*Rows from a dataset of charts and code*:

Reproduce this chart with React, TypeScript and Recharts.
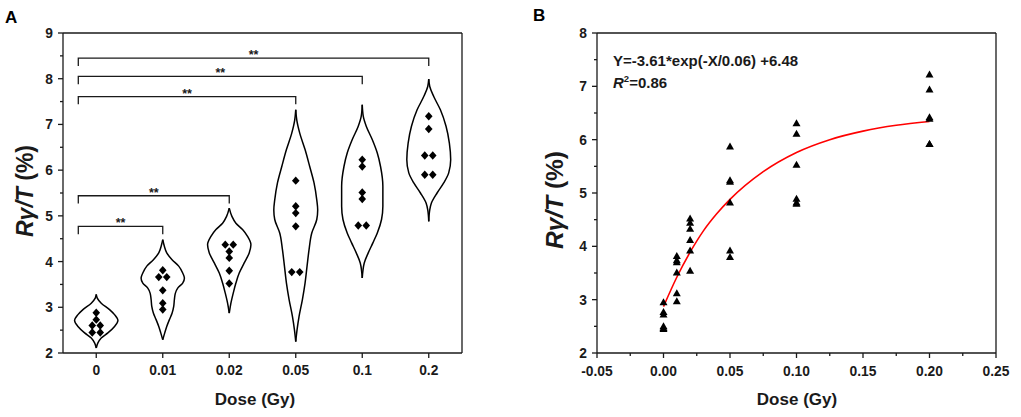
import React from "react";
import {
  ComposedChart,
  Line,
  Scatter,
  XAxis,
  YAxis,
  ReferenceLine,
} from "recharts";

const FONT = '"Liberation Sans", Arial, Helvetica, sans-serif';
const INK = "#1a1a1a";

// dose groups
const doseLabels = ["0", "0.01", "0.02", "0.05", "0.1", "0.2"];
const doseValues = [0, 0.01, 0.02, 0.05, 0.1, 0.2];

// panel A: Rγ/T (%) per dose group (diamonds)
const ratioA = [
  [2.88, 2.73, 2.6, 2.6, 2.45, 2.45],
  [3.81, 3.66, 3.66, 3.37, 3.09, 2.95],
  [4.37, 4.37, 4.22, 4.08, 3.8, 3.52],
  [5.77, 5.21, 5.06, 4.77, 3.77, 3.77],
  [6.23, 6.08, 5.51, 5.37, 4.79, 4.79],
  [7.18, 6.9, 6.32, 6.32, 5.9, 5.9],
];

// panel A: violin outlines, [value, half width in group units]
const violinProfiles = [
  [[3.28, 0], [3.2, 0.015], [3.09, 0.075], [2.95, 0.2], [2.84, 0.275], [2.71, 0.326], [2.58, 0.275], [2.44, 0.175], [2.33, 0.075], [2.22, 0.025], [2.11, 0]],
  [[4.48, 0], [4.33, 0.025], [4.19, 0.06], [4.04, 0.14], [3.9, 0.24], [3.75, 0.3], [3.64, 0.326], [3.53, 0.3], [3.42, 0.225], [3.31, 0.19], [3.17, 0.175], [3.02, 0.165], [2.87, 0.14], [2.73, 0.1], [2.58, 0.06], [2.44, 0.03], [2.29, 0]],
  [[5.17, 0], [4.99, 0.04], [4.84, 0.1], [4.7, 0.2], [4.55, 0.275], [4.37, 0.326], [4.19, 0.3], [3.97, 0.225], [3.75, 0.15], [3.53, 0.1], [3.31, 0.06], [3.09, 0.025], [2.87, 0]],
  [[7.32, 0], [7.1, 0.015], [6.81, 0.06], [6.45, 0.14], [6.08, 0.21], [5.72, 0.275], [5.35, 0.316], [5.13, 0.33], [4.92, 0.316], [4.62, 0.24], [4.26, 0.2], [3.9, 0.17], [3.53, 0.14], [3.17, 0.1], [2.8, 0.05], [2.51, 0.02], [2.25, 0]],
  [[7.43, 0], [7.18, 0.015], [6.96, 0.06], [6.67, 0.15], [6.38, 0.225], [6.08, 0.275], [5.65, 0.31], [5.21, 0.31], [4.92, 0.29], [4.62, 0.225], [4.41, 0.16], [4.19, 0.09], [3.97, 0.03], [3.64, 0]],
  [[7.99, 0], [7.83, 0.015], [7.61, 0.075], [7.32, 0.175], [6.96, 0.26], [6.59, 0.31], [6.23, 0.33], [5.94, 0.3], [5.72, 0.225], [5.5, 0.125], [5.28, 0.04], [5.13, 0.015], [4.88, 0]],
];

// panel A: significance brackets from group 0
const bracketTo = [1, 2, 3, 4, 5];
const bracketTop = [4.77, 5.44, 7.61, 8.05, 8.45];
const bracketMark = "**";

// panel B: scatter (triangles) and fitted curve
const ratioB = [
  [2.95, 2.77, 2.72, 2.5, 2.47, 2.45],
  [3.82, 3.74, 3.7, 3.51, 3.12, 2.97],
  [4.52, 4.44, 4.33, 4.12, 3.92, 3.54],
  [5.87, 5.24, 5.21, 4.82, 3.92, 3.8],
  [6.31, 6.11, 5.53, 4.89, 4.82, 4.8],
  [7.22, 6.94, 6.42, 6.39, 5.92, 5.92],
];
const fitDose = [0, 0.01, 0.02, 0.03, 0.04, 0.05, 0.075, 0.1, 0.125, 0.15, 0.175, 0.2];
const fitRatio = [2.87, 3.42, 3.89, 4.29, 4.61, 4.88, 5.4, 5.76, 6.0, 6.16, 6.27, 6.34];

const yTicksA = [2, 2.5, 3, 3.5, 4, 4.5, 5, 5.5, 6, 6.5, 7, 7.5, 8, 8.5, 9];
const yTicksB = [2, 2.5, 3, 3.5, 4, 4.5, 5, 5.5, 6, 6.5, 7, 7.5, 8];
const xTicksB = [-0.05, -0.025, 0, 0.025, 0.05, 0.075, 0.1, 0.125, 0.15, 0.175, 0.2, 0.225, 0.25];

const TICK = 5;
const MINOR = 3;
const GAP = 5;
const LABEL_SIZE = 13.8;
const PAIR_SPREAD = 0.06;
const BRACKET_START = -0.27;
const BRACKET_LEG = 0.17;

// side by side offsets for repeated values
const pairOffsets = (vals: number[]) => {
  const seen: Record<string, number> = {};
  return vals.map((v) => {
    const n = vals.filter((u) => u === v).length;
    const k = (seen[v] = (seen[v] ?? -1) + 1);
    return n > 1 ? (k - (n - 1) / 2) * 2 * PAIR_SPREAD : 0;
  });
};

const pointsA = ratioA.flatMap((vals, i) => {
  const off = pairOffsets(vals);
  return vals.map((v, k) => ({ x: i + off[k], y: v }));
});

const violinSides = violinProfiles.flatMap((prof, i) =>
  [-1, 1].map((side) => ({
    key: `violin-${i}-${side}`,
    data: prof.map(([v, w]) => ({ x: i + side * w, y: v })),
  }))
);

const bracketLines = bracketTo.map((to, j) => [
  { x: BRACKET_START, y: bracketTop[j] - BRACKET_LEG },
  { x: BRACKET_START, y: bracketTop[j] },
  { x: to, y: bracketTop[j] },
  { x: to, y: bracketTop[j] - BRACKET_LEG },
]);
const starPoints = bracketTo.map((to, j) => ({ x: (BRACKET_START + to) / 2, y: bracketTop[j] }));

const pointsB = ratioB.flatMap((vals, i) => vals.map((v) => ({ x: doseValues[i], y: v })));
const fitLine = fitDose.map((d, i) => ({ x: d, y: fitRatio[i] }));

const Diamond = (props: any) => {
  const { cx, cy } = props;
  return (
    <polygon
      points={`${cx},${cy - 4.2} ${cx + 3.8},${cy} ${cx},${cy + 4.2} ${cx - 3.8},${cy}`}
      fill="#000"
    />
  );
};

const Triangle = (props: any) => {
  const { cx, cy } = props;
  return (
    <polygon
      points={`${cx},${cy - 4} ${cx + 4},${cy + 3} ${cx - 4},${cy + 3}`}
      fill="#000"
    />
  );
};

const Stars = (props: any) => {
  const { cx, cy } = props;
  return (
    <text x={cx} y={cy + 1} textAnchor="middle" fontSize={12.5} fontWeight={700} fill={INK}>
      {bracketMark}
    </text>
  );
};

// y tick with major/minor marks
const YTick = (props: any) => {
  const { x, y, index, payload } = props;
  const axisX = x + TICK + GAP;
  const major = index % 2 === 0;
  return (
    <g>
      <line x1={axisX} x2={axisX - (major ? TICK : MINOR)} y1={y} y2={y} stroke={INK} strokeWidth={1.3} />
      {major && (
        <text x={x} y={y} dy="0.36em" textAnchor="end" fontSize={LABEL_SIZE} fontWeight={700} fill={INK}>
          {payload.value}
        </text>
      )}
    </g>
  );
};

const XTickB = (props: any) => {
  const { x, y, index, payload } = props;
  const axisY = y - TICK - 8;
  const major = index % 2 === 0;
  return (
    <g>
      <line x1={x} x2={x} y1={axisY} y2={axisY + (major ? TICK : MINOR)} stroke={INK} strokeWidth={1.3} />
      {major && (
        <text x={x} y={y} dy="0.71em" textAnchor="middle" fontSize={LABEL_SIZE} fontWeight={700} fill={INK}>
          {payload.value.toFixed(2)}
        </text>
      )}
    </g>
  );
};

const YTitle = ({ x, y, size }: { x: number; y: number; size: number }) => (
  <text
    x={x}
    y={y}
    transform={`rotate(-90 ${x} ${y})`}
    textAnchor="middle"
    fontSize={size}
    fontWeight={700}
    fill={INK}
  >
    <tspan fontStyle="italic">Rγ/T</tspan>
    <tspan> (%)</tspan>
  </text>
);

const XTitle = ({ x }: { x: number }) => (
  <text x={x} y={405} textAnchor="middle" fontSize={17} fontWeight={700} fill={INK}>
    Dose (Gy)
  </text>
);

const axisLine = { stroke: INK, strokeWidth: 1.3 };

const ViolinPanel = () => (
  <ComposedChart width={510} height={417} margin={{ top: 33, right: 48, bottom: 0, left: 0 }}>
    <XAxis
      dataKey="x"
      type="number"
      domain={[-0.5, 5.5]}
      allowDataOverflow
      ticks={[0, 1, 2, 3, 4, 5]}
      interval={0}
      tickFormatter={(v: number) => doseLabels[v]}
      height={64}
      tickSize={TICK}
      tickMargin={7}
      axisLine={axisLine}
      tickLine={axisLine}
      tick={{ fontSize: LABEL_SIZE, fontWeight: 700, fill: INK }}
    />
    <YAxis
      type="number"
      domain={[2, 9]}
      allowDataOverflow
      ticks={yTicksA}
      interval={0}
      width={63}
      tickSize={TICK}
      tickMargin={GAP}
      tickLine={false}
      axisLine={axisLine}
      tick={(p: any) => <YTick {...p} />}
    />
    <ReferenceLine y={9} stroke={INK} strokeWidth={1.3} />
    <ReferenceLine x={5.5} stroke={INK} strokeWidth={1.3} />
    {violinSides.map((s) => (
      <Line
        key={s.key}
        data={s.data}
        dataKey="y"
        type="monotoneY"
        stroke="#000"
        strokeWidth={1.5}
        dot={false}
        activeDot={false}
        isAnimationActive={false}
      />
    ))}
    {bracketLines.map((b, j) => (
      <Line
        key={`bracket-${j}`}
        data={b}
        dataKey="y"
        type="linear"
        stroke={INK}
        strokeWidth={1.3}
        dot={false}
        activeDot={false}
        isAnimationActive={false}
      />
    ))}
    <Scatter data={starPoints} dataKey="y" shape={Stars} isAnimationActive={false} />
    <Scatter data={pointsA} dataKey="y" shape={Diamond} isAnimationActive={false} />
    <text x={5} y={23} fontSize={17} fontWeight={700} fill="#000">A</text>
    <YTitle x={33} y={191} size={23} />
    <XTitle x={255} />
  </ComposedChart>
);

const FitPanel = () => (
  <ComposedChart width={511} height={417} margin={{ top: 33, right: 25, bottom: 0, left: 0 }}>
    <XAxis
      dataKey="x"
      type="number"
      domain={[-0.05, 0.25]}
      allowDataOverflow
      ticks={xTicksB}
      interval={0}
      height={64}
      tickSize={TICK}
      tickMargin={8}
      tickLine={false}
      axisLine={axisLine}
      tick={(p: any) => <XTickB {...p} />}
    />
    <YAxis
      type="number"
      domain={[2, 8]}
      allowDataOverflow
      ticks={yTicksB}
      interval={0}
      width={87}
      tickSize={TICK}
      tickMargin={GAP}
      tickLine={false}
      axisLine={axisLine}
      tick={(p: any) => <YTick {...p} />}
    />
    <ReferenceLine y={8} stroke={INK} strokeWidth={1.3} />
    <ReferenceLine x={0.25} stroke={INK} strokeWidth={1.3} />
    <Scatter data={pointsB} dataKey="y" shape={Triangle} isAnimationActive={false} />
    <Line
      data={fitLine}
      dataKey="y"
      type="monotone"
      stroke="#ff0000"
      strokeWidth={1.6}
      dot={false}
      activeDot={false}
      isAnimationActive={false}
    />
    <text x={103} y={66} fontSize={15} fontWeight={700} fill={INK}>
      Y=-3.61*exp(-X/0.06) +6.48
    </text>
    <text x={103} y={88} fontSize={15} fontWeight={700} fill={INK}>
      <tspan fontStyle="italic">R</tspan>
      <tspan fontSize={9.5} dy={-6.5}>2</tspan>
      <tspan dy={6.5}>=0.86</tspan>
    </text>
    <text x={23} y={21} fontSize={17} fontWeight={700} fill="#000">B</text>
    <YTitle x={53} y={200} size={24.5} />
    <XTitle x={287} />
  </ComposedChart>
);

export default function App() {
  return (
    <div
      style={{
        position: "absolute",
        left: 0,
        top: 0,
        width: 1021,
        height: 417,
        display: "flex",
        background: "#fff",
        fontFamily: FONT,
      }}
    >
      <ViolinPanel />
      <FitPanel />
    </div>
  );
}
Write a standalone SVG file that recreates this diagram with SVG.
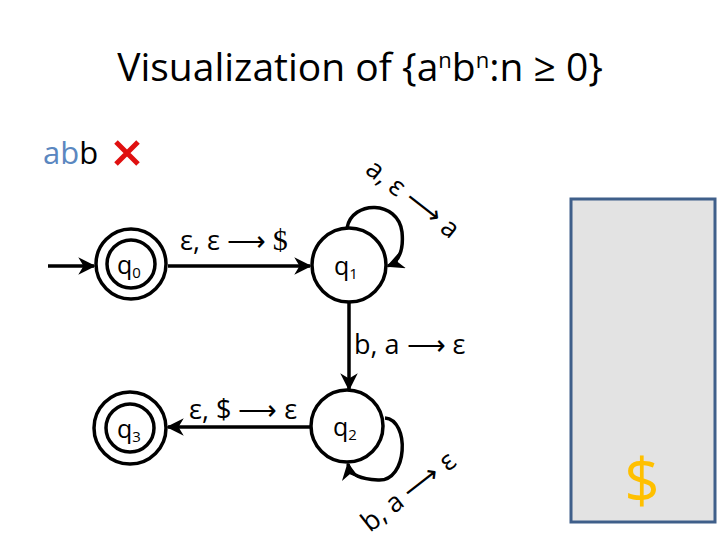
<svg xmlns="http://www.w3.org/2000/svg" width="720" height="540" viewBox="0 0 720 540">
<defs>
<marker id="ah" viewBox="0 0 10 10" refX="9" refY="5" markerWidth="5" markerHeight="5" orient="auto" markerUnits="strokeWidth">
<path d="M0,0 L10,5 L0,10 L3,5 Z" fill="#000"/>
</marker>
</defs>
<style>
.st{fill:#fff;stroke:#000;stroke-width:3.5}
.ed{fill:none;stroke:#000;stroke-width:3.5;marker-end:url(#ah)}
.lb{font-family:"Open Sans","Liberation Sans",sans-serif;font-size:27px;fill:#000}
.sn{font-family:"Open Sans","Liberation Sans",sans-serif;font-size:25px;fill:#000}
.sub{font-size:15px}
</style>
<rect width="720" height="540" fill="#fff"/>
<text x="360" y="81" text-anchor="middle" font-family="Open Sans, Liberation Sans, sans-serif" font-size="39" fill="#000">Visualization of {a<tspan dy="-13" font-size="22">n</tspan><tspan dy="13">b</tspan><tspan dy="-13" font-size="22">n</tspan><tspan dy="13">:n ≥ 0}</tspan></text>
<g id="input">
<text x="43" y="164" font-family="Open Sans, Liberation Sans, sans-serif" font-size="31"><tspan fill="#5b87c0">ab</tspan><tspan fill="#000">b</tspan></text>
<path d="M116,142 L138,164 M138,142 L116,164" stroke="#e01010" stroke-width="5"/>
</g>
<g id="connectors">
<path class="ed" d="M48,266 L94,266"/>
<path class="ed" d="M168,266 L310,266"/>
<path class="ed" d="M347,228 C352,200 398,200 402,232 C404,252 398,262 388,266"/>
<path class="ed" d="M349,302 L349,389"/>
<path class="ed" d="M385,418 C410,420 408,482 378,480 C362,479 350,476 348,464"/>
<path class="ed" d="M311,427 L168,427"/>
</g>
<g id="labels" class="lb">
<text x="180" y="250"><tspan>ε, ε ⟶ </tspan><tspan font-family="Liberation Serif, serif" font-size="30">$</tspan></text>
<text transform="translate(364,172) rotate(38)">a, ε ⟶ a</text>
<text x="354" y="354">b, a ⟶ ε</text>
<text x="189" y="419">ε, $ ⟶ ε</text>
<text transform="translate(370,533) rotate(-38)">b, a ⟶ ε</text>
</g>
<g id="q0">
<circle class="st" cx="131" cy="264" r="35"/>
<circle class="st" cx="131" cy="264" r="24"/>
<text class="sn" x="117" y="274">q<tspan class="sub" dy="4">0</tspan></text>
</g>
<g id="q1">
<circle class="st" cx="349" cy="265" r="37"/>
<text class="sn" x="334" y="275">q<tspan class="sub" dy="4">1</tspan></text>
</g>
<g id="q2">
<circle class="st" cx="347" cy="426" r="36"/>
<text class="sn" x="333" y="436">q<tspan class="sub" dy="4">2</tspan></text>
</g>
<g id="q3">
<circle class="st" cx="130" cy="428" r="36"/>
<circle class="st" cx="130" cy="428" r="24"/>
<text class="sn" x="117" y="438">q<tspan class="sub" dy="4">3</tspan></text>
</g>
<g id="stack">
<rect x="571" y="199" width="144" height="323" fill="#e3e3e3" stroke="#3f5f8a" stroke-width="3"/>
<text x="642" y="503" text-anchor="middle" font-family="Open Sans, Liberation Sans, sans-serif" font-size="62" fill="#ffc000">$</text>
</g>
</svg>
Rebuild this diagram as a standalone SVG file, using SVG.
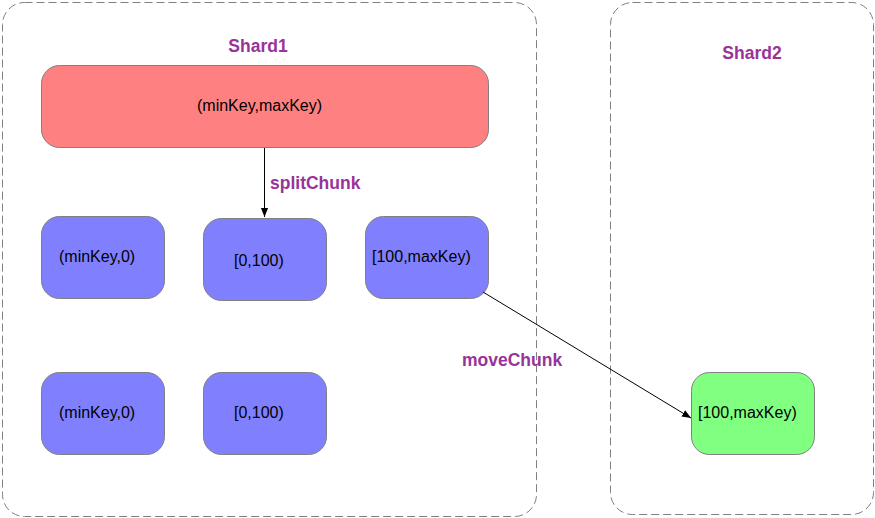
<svg xmlns="http://www.w3.org/2000/svg" width="875" height="518" viewBox="0 0 875 518">
<defs>
<style>
.shard{fill:#fff;stroke:#808080;stroke-width:1;stroke-dasharray:8,4}
.node{stroke:#808080;stroke-width:1}
.red{fill:#FF8080}
.blue{fill:#8080FF}
.green{fill:#80FF80}
.t{font-family:"Liberation Sans",Arial,sans-serif;font-size:16px;fill:#000}
.lbl{font-family:"Liberation Sans",Arial,sans-serif;font-size:17.5px;font-weight:bold;fill:#993399}
.edge{stroke:#000;stroke-width:1;fill:none}
</style>
<marker id="arr" viewBox="0 0 10 10" refX="10" refY="5" markerWidth="9" markerHeight="9" markerUnits="userSpaceOnUse" orient="auto">
<path d="M0,1 L10,5 L0,9 z" fill="#000"/>
</marker>
</defs>
<g id="shard1">
<rect class="shard" x="2.5" y="2.5" width="534" height="514" rx="22"/>
<text class="lbl" x="258" y="52" text-anchor="middle">Shard1</text>
</g>
<g id="shard2">
<rect class="shard" x="610.5" y="2.5" width="263" height="512" rx="22"/>
<text class="lbl" x="752" y="59" text-anchor="middle">Shard2</text>
</g>
<g id="chunk-all">
<rect class="node red" x="41.5" y="65.5" width="447" height="82" rx="18"/>
<text class="t" x="197" y="111">(minKey,maxKey)</text>
</g>
<g id="chunk-a1">
<rect class="node blue" x="41.5" y="216.5" width="123" height="82" rx="18"/>
<text class="t" x="59" y="262">(minKey,0)</text>
</g>
<g id="chunk-b1">
<rect class="node blue" x="203.5" y="218.5" width="123" height="82" rx="18"/>
<text class="t" x="234" y="266">[0,100)</text>
</g>
<g id="chunk-c1">
<rect class="node blue" x="365.5" y="216.5" width="123" height="82" rx="18"/>
<text class="t" x="372" y="262">[100,maxKey)</text>
</g>
<g id="chunk-a2">
<rect class="node blue" x="41.5" y="372.5" width="123" height="82" rx="18"/>
<text class="t" x="59" y="418">(minKey,0)</text>
</g>
<g id="chunk-b2">
<rect class="node blue" x="203.5" y="372.5" width="123" height="82" rx="18"/>
<text class="t" x="234" y="418">[0,100)</text>
</g>
<g id="chunk-moved">
<rect class="node green" x="691.5" y="372.5" width="123" height="82" rx="18"/>
<text class="t" x="698" y="418">[100,maxKey)</text>
</g>
<g id="connectors">
<line class="edge" x1="264.5" y1="148" x2="264.5" y2="217" marker-end="url(#arr)"/>
<text class="lbl" x="270" y="189">splitChunk</text>
<line class="edge" x1="483" y1="292" x2="691" y2="418" marker-end="url(#arr)"/>
<text class="lbl" x="462" y="366" font-size="18">moveChunk</text>
</g>
</svg>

*STATED PROBLEM*: Begin at the first line of the entries above and return each line exactly, stopping after the line that contains "const doseValues = [0, 0.01, 0.02, 0.05, 0.1, 0.2];". Pictures do not belong in the copy.

*COMPLETED TASK*:
Reproduce this chart with React, TypeScript and Recharts.
import React from "react";
import {
  ComposedChart,
  Line,
  Scatter,
  XAxis,
  YAxis,
  ReferenceLine,
} from "recharts";

const FONT = '"Liberation Sans", Arial, Helvetica, sans-serif';
const INK = "#1a1a1a";

// dose groups
const doseLabels = ["0", "0.01", "0.02", "0.05", "0.1", "0.2"];
const doseValues = [0, 0.01, 0.02, 0.05, 0.1, 0.2];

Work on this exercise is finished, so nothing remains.